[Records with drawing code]
-------------------------

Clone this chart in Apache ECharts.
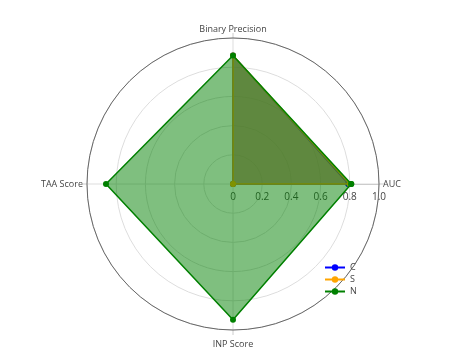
<!DOCTYPE html>
<html><head><meta charset="utf-8">
<script src="https://cdn.jsdelivr.net/npm/echarts@6/dist/echarts.min.js"></script>
<style>html,body{margin:0;padding:0;background:#fff}#c{width:469px;height:360px}</style>
</head><body><div id="c"></div>
<script>
const categories = ['AUC', 'Binary Precision', 'TAA Score', 'INP Score'];
const seriesNames = ['CNN', 'SVM', 'NN'];
const cnnValues = [0.79, 0.88, 0, 0];
const svmValues = [0.80, 0.88, 0, 0];
const nnValues = [0.81, 0.88, 0.87, 0.93];
const radialTicks = [0, 0.2, 0.4, 0.6, 0.8, 1.0];

const colors = ['#0000ff', '#ffa500', '#008000'];
const allValues = [cnnValues, svmValues, nnValues];

function toPoints(vals) {
  const pts = vals.map((v, i) => [v, i * 90]);
  pts.push([vals[0], 0]);
  return pts;
}

const chart = echarts.init(document.getElementById('c'), null, {renderer: 'canvas'});
chart.setOption({
  animation: false,
  textStyle: {fontFamily: 'Open Sans', color: '#444'},
  polar: {center: [233, 184], radius: 146},
  angleAxis: {
    type: 'value', min: 0, max: 360, interval: 90, startAngle: 0, clockwise: false,
    axisLine: {lineStyle: {color: '#666', width: 1}},
    axisTick: {show: true, length: 5, lineStyle: {color: '#ccc'}},
    splitLine: {show: true, lineStyle: {color: '#ddd'}},
    axisLabel: {
      fontSize: 9, color: '#444', margin: 4, fontFamily: 'Open Sans',
      formatter: v => {
        if (v >= 360) return '';
        const i = Math.round(v / 90);
        return i === 3 ? '{b|' + categories[i] + '}' : categories[i];
      },
      rich: {b: {fontSize: 9, color: '#444', fontFamily: 'Open Sans', padding: [6, 0, 0, 0]}}
    }
  },
  radiusAxis: {
    type: 'value', min: 0, max: 1, interval: 0.2,
    axisLine: {show: true, lineStyle: {color: '#ccc'}},
    axisTick: {show: false},
    splitLine: {show: true, lineStyle: {color: '#ddd'}},
    axisLabel: {fontSize: 10, color: '#444', fontFamily: 'Open Sans', margin: -8, verticalAlign: 'top',
      formatter: v => radialTicks.includes(Math.round(v * 10) / 10) ? (v === 0 ? '0' : v.toFixed(1)) : ''}
  },
  legend: {
    orient: 'vertical', left: 319, top: 258, itemWidth: 20, itemHeight: 8, itemGap: 3,
    data: seriesNames,
    textStyle: {fontSize: 9, color: '#444', width: 8, overflow: 'truncate', ellipsis: ''}
  },
  series: allValues.map((vals, k) => ({
    type: 'line', coordinateSystem: 'polar', name: seriesNames[k],
    data: toPoints(vals),
    symbol: 'circle', symbolSize: 6,
    lineStyle: {color: colors[k], width: 1.5},
    itemStyle: {color: colors[k]},
    areaStyle: {color: colors[k], opacity: 0.5, origin: 'start'},
    z: 2 + k
  }))
});
</script></body></html>
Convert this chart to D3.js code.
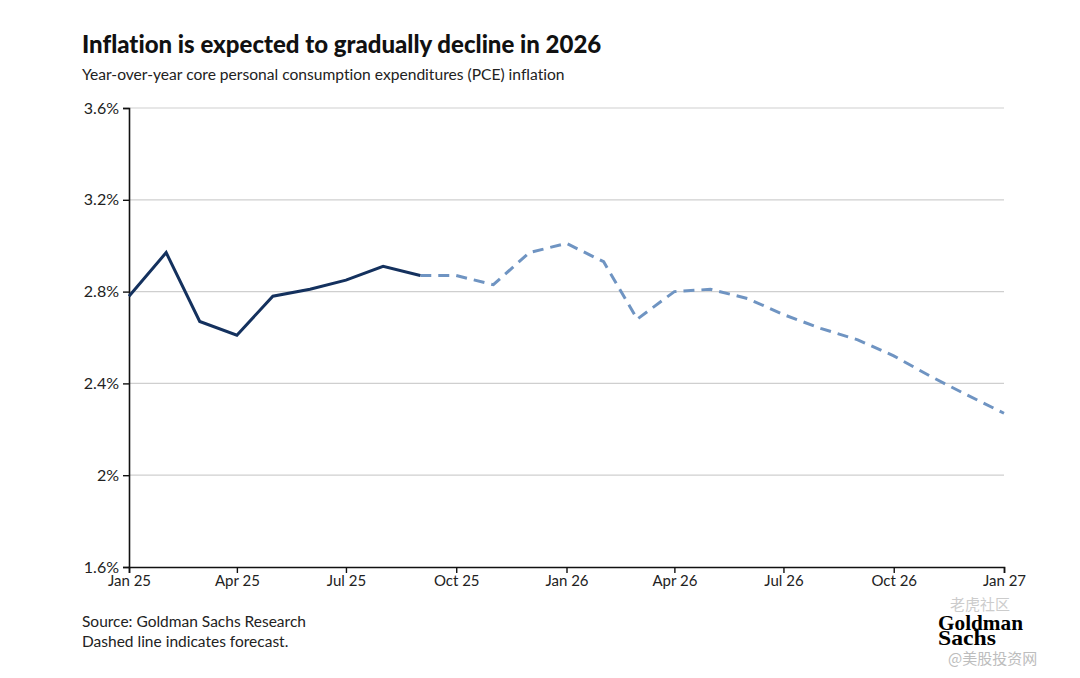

-------------------------

** Requirements **
Repeat the material above in full and unchanged, minus its images.

** Problem solution **
Clone this chart in Apache ECharts.
<!DOCTYPE html>
<html><head><meta charset="utf-8">
<script src="https://cdn.jsdelivr.net/npm/echarts@6/dist/echarts.min.js"></script>
<style>html,body{margin:0;padding:0;background:#fff}#c{width:469px;height:360px}</style>
</head><body><div id="c"></div>
<script>
const categories = ['AUC', 'Binary Precision', 'TAA Score', 'INP Score'];
const seriesNames = ['CNN', 'SVM', 'NN'];
const cnnValues = [0.79, 0.88, 0, 0];
const svmValues = [0.80, 0.88, 0, 0];
const nnValues = [0.81, 0.88, 0.87, 0.93];
const radialTicks = [0, 0.2, 0.4, 0.6, 0.8, 1.0];

const colors = ['#0000ff', '#ffa500', '#008000'];
const allValues = [cnnValues, svmValues, nnValues];

function toPoints(vals) {
  const pts = vals.map((v, i) => [v, i * 90]);
  pts.push([vals[0], 0]);
  return pts;
}

const chart = echarts.init(document.getElementById('c'), null, {renderer: 'canvas'});
chart.setOption({
  animation: false,
  textStyle: {fontFamily: 'Open Sans', color: '#444'},
  polar: {center: [233, 184], radius: 146},
  angleAxis: {
    type: 'value', min: 0, max: 360, interval: 90, startAngle: 0, clockwise: false,
    axisLine: {lineStyle: {color: '#666', width: 1}},
    axisTick: {show: true, length: 5, lineStyle: {color: '#ccc'}},
    splitLine: {show: true, lineStyle: {color: '#ddd'}},
    axisLabel: {
      fontSize: 9, color: '#444', margin: 4, fontFamily: 'Open Sans',
      formatter: v => {
        if (v >= 360) return '';
        const i = Math.round(v / 90);
        return i === 3 ? '{b|' + categories[i] + '}' : categories[i];
      },
      rich: {b: {fontSize: 9, color: '#444', fontFamily: 'Open Sans', padding: [6, 0, 0, 0]}}
    }
  },
  radiusAxis: {
    type: 'value', min: 0, max: 1, interval: 0.2,
    axisLine: {show: true, lineStyle: {color: '#ccc'}},
    axisTick: {show: false},
    splitLine: {show: true, lineStyle: {color: '#ddd'}},
    axisLabel: {fontSize: 10, color: '#444', fontFamily: 'Open Sans', margin: -8, verticalAlign: 'top',
      formatter: v => radialTicks.includes(Math.round(v * 10) / 10) ? (v === 0 ? '0' : v.toFixed(1)) : ''}
  },
  legend: {
    orient: 'vertical', left: 319, top: 258, itemWidth: 20, itemHeight: 8, itemGap: 3,
    data: seriesNames,
    textStyle: {fontSize: 9, color: '#444', width: 8, overflow: 'truncate', ellipsis: ''}
  },
  series: allValues.map((vals, k) => ({
    type: 'line', coordinateSystem: 'polar', name: seriesNames[k],
    data: toPoints(vals),
    symbol: 'circle', symbolSize: 6,
    lineStyle: {color: colors[k], width: 1.5},
    itemStyle: {color: colors[k]},
    areaStyle: {color: colors[k], opacity: 0.5, origin: 'start'},
    z: 2 + k
  }))
});
</script></body></html>
Convert this chart to D3.js code.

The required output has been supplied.